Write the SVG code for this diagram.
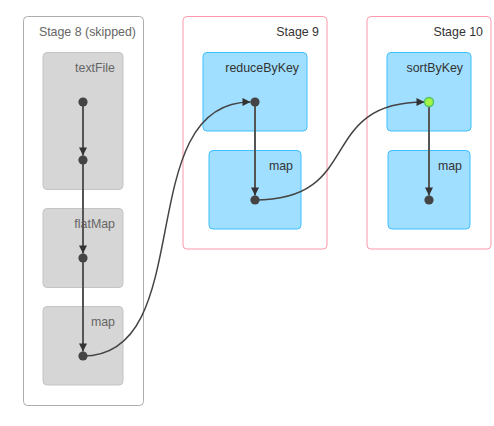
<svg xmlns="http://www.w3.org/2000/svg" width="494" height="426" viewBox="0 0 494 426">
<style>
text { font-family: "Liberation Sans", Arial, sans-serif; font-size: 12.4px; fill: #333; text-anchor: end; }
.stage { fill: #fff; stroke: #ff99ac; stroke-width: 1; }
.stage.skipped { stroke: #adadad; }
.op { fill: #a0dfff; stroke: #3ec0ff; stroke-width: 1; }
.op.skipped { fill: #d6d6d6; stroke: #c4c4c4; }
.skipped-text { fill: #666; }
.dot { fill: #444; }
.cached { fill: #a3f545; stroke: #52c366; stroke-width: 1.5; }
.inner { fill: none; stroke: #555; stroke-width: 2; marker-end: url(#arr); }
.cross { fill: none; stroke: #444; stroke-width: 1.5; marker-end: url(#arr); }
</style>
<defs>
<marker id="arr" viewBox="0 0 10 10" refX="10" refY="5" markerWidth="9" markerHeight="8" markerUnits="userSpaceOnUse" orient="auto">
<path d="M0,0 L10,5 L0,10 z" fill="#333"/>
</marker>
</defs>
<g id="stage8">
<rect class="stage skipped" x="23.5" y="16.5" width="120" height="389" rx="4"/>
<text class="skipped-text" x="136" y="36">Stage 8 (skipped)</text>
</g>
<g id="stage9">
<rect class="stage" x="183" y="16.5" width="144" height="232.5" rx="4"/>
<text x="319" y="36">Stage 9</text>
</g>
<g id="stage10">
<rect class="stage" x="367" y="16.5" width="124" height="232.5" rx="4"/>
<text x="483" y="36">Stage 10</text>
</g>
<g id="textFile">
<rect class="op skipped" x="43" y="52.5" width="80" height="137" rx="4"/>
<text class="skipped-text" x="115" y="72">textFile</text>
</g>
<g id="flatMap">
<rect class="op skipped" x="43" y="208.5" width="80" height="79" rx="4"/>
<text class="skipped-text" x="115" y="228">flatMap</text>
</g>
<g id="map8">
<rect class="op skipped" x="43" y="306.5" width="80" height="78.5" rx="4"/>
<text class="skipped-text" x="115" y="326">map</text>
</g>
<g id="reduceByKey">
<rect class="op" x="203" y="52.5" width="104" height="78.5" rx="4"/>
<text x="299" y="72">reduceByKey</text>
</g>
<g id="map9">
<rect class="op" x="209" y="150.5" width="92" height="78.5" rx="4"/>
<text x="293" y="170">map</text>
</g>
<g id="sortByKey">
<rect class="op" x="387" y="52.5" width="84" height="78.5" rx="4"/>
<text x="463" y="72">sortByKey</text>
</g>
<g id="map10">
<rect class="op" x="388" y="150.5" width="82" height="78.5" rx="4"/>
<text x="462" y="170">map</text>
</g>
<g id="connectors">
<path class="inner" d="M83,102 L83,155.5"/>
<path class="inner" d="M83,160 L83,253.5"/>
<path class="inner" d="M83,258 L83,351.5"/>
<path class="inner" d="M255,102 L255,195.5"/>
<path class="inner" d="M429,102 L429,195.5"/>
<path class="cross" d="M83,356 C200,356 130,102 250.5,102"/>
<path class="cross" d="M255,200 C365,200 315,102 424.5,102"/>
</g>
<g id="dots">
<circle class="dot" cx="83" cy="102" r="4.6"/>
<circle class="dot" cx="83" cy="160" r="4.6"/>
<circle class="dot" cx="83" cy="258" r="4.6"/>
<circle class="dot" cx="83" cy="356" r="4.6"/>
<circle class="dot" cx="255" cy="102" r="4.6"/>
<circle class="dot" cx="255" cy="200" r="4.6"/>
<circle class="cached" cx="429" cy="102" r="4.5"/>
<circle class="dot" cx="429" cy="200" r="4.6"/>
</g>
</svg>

========

Go through the listing above and quote it exactly, apart from its images.

◆ Answer for this exercise
Write the SVG code for this diagram.
<svg xmlns="http://www.w3.org/2000/svg" width="494" height="426" viewBox="0 0 494 426">
<style>
text { font-family: "Liberation Sans", Arial, sans-serif; font-size: 12.4px; fill: #333; text-anchor: end; }
.stage { fill: #fff; stroke: #ff99ac; stroke-width: 1; }
.stage.skipped { stroke: #adadad; }
.op { fill: #a0dfff; stroke: #3ec0ff; stroke-width: 1; }
.op.skipped { fill: #d6d6d6; stroke: #c4c4c4; }
.skipped-text { fill: #666; }
.dot { fill: #444; }
.cached { fill: #a3f545; stroke: #52c366; stroke-width: 1.5; }
.inner { fill: none; stroke: #555; stroke-width: 2; marker-end: url(#arr); }
.cross { fill: none; stroke: #444; stroke-width: 1.5; marker-end: url(#arr); }
</style>
<defs>
<marker id="arr" viewBox="0 0 10 10" refX="10" refY="5" markerWidth="9" markerHeight="8" markerUnits="userSpaceOnUse" orient="auto">
<path d="M0,0 L10,5 L0,10 z" fill="#333"/>
</marker>
</defs>
<g id="stage8">
<rect class="stage skipped" x="23.5" y="16.5" width="120" height="389" rx="4"/>
<text class="skipped-text" x="136" y="36">Stage 8 (skipped)</text>
</g>
<g id="stage9">
<rect class="stage" x="183" y="16.5" width="144" height="232.5" rx="4"/>
<text x="319" y="36">Stage 9</text>
</g>
<g id="stage10">
<rect class="stage" x="367" y="16.5" width="124" height="232.5" rx="4"/>
<text x="483" y="36">Stage 10</text>
</g>
<g id="textFile">
<rect class="op skipped" x="43" y="52.5" width="80" height="137" rx="4"/>
<text class="skipped-text" x="115" y="72">textFile</text>
</g>
<g id="flatMap">
<rect class="op skipped" x="43" y="208.5" width="80" height="79" rx="4"/>
<text class="skipped-text" x="115" y="228">flatMap</text>
</g>
<g id="map8">
<rect class="op skipped" x="43" y="306.5" width="80" height="78.5" rx="4"/>
<text class="skipped-text" x="115" y="326">map</text>
</g>
<g id="reduceByKey">
<rect class="op" x="203" y="52.5" width="104" height="78.5" rx="4"/>
<text x="299" y="72">reduceByKey</text>
</g>
<g id="map9">
<rect class="op" x="209" y="150.5" width="92" height="78.5" rx="4"/>
<text x="293" y="170">map</text>
</g>
<g id="sortByKey">
<rect class="op" x="387" y="52.5" width="84" height="78.5" rx="4"/>
<text x="463" y="72">sortByKey</text>
</g>
<g id="map10">
<rect class="op" x="388" y="150.5" width="82" height="78.5" rx="4"/>
<text x="462" y="170">map</text>
</g>
<g id="connectors">
<path class="inner" d="M83,102 L83,155.5"/>
<path class="inner" d="M83,160 L83,253.5"/>
<path class="inner" d="M83,258 L83,351.5"/>
<path class="inner" d="M255,102 L255,195.5"/>
<path class="inner" d="M429,102 L429,195.5"/>
<path class="cross" d="M83,356 C200,356 130,102 250.5,102"/>
<path class="cross" d="M255,200 C365,200 315,102 424.5,102"/>
</g>
<g id="dots">
<circle class="dot" cx="83" cy="102" r="4.6"/>
<circle class="dot" cx="83" cy="160" r="4.6"/>
<circle class="dot" cx="83" cy="258" r="4.6"/>
<circle class="dot" cx="83" cy="356" r="4.6"/>
<circle class="dot" cx="255" cy="102" r="4.6"/>
<circle class="dot" cx="255" cy="200" r="4.6"/>
<circle class="cached" cx="429" cy="102" r="4.5"/>
<circle class="dot" cx="429" cy="200" r="4.6"/>
</g>
</svg>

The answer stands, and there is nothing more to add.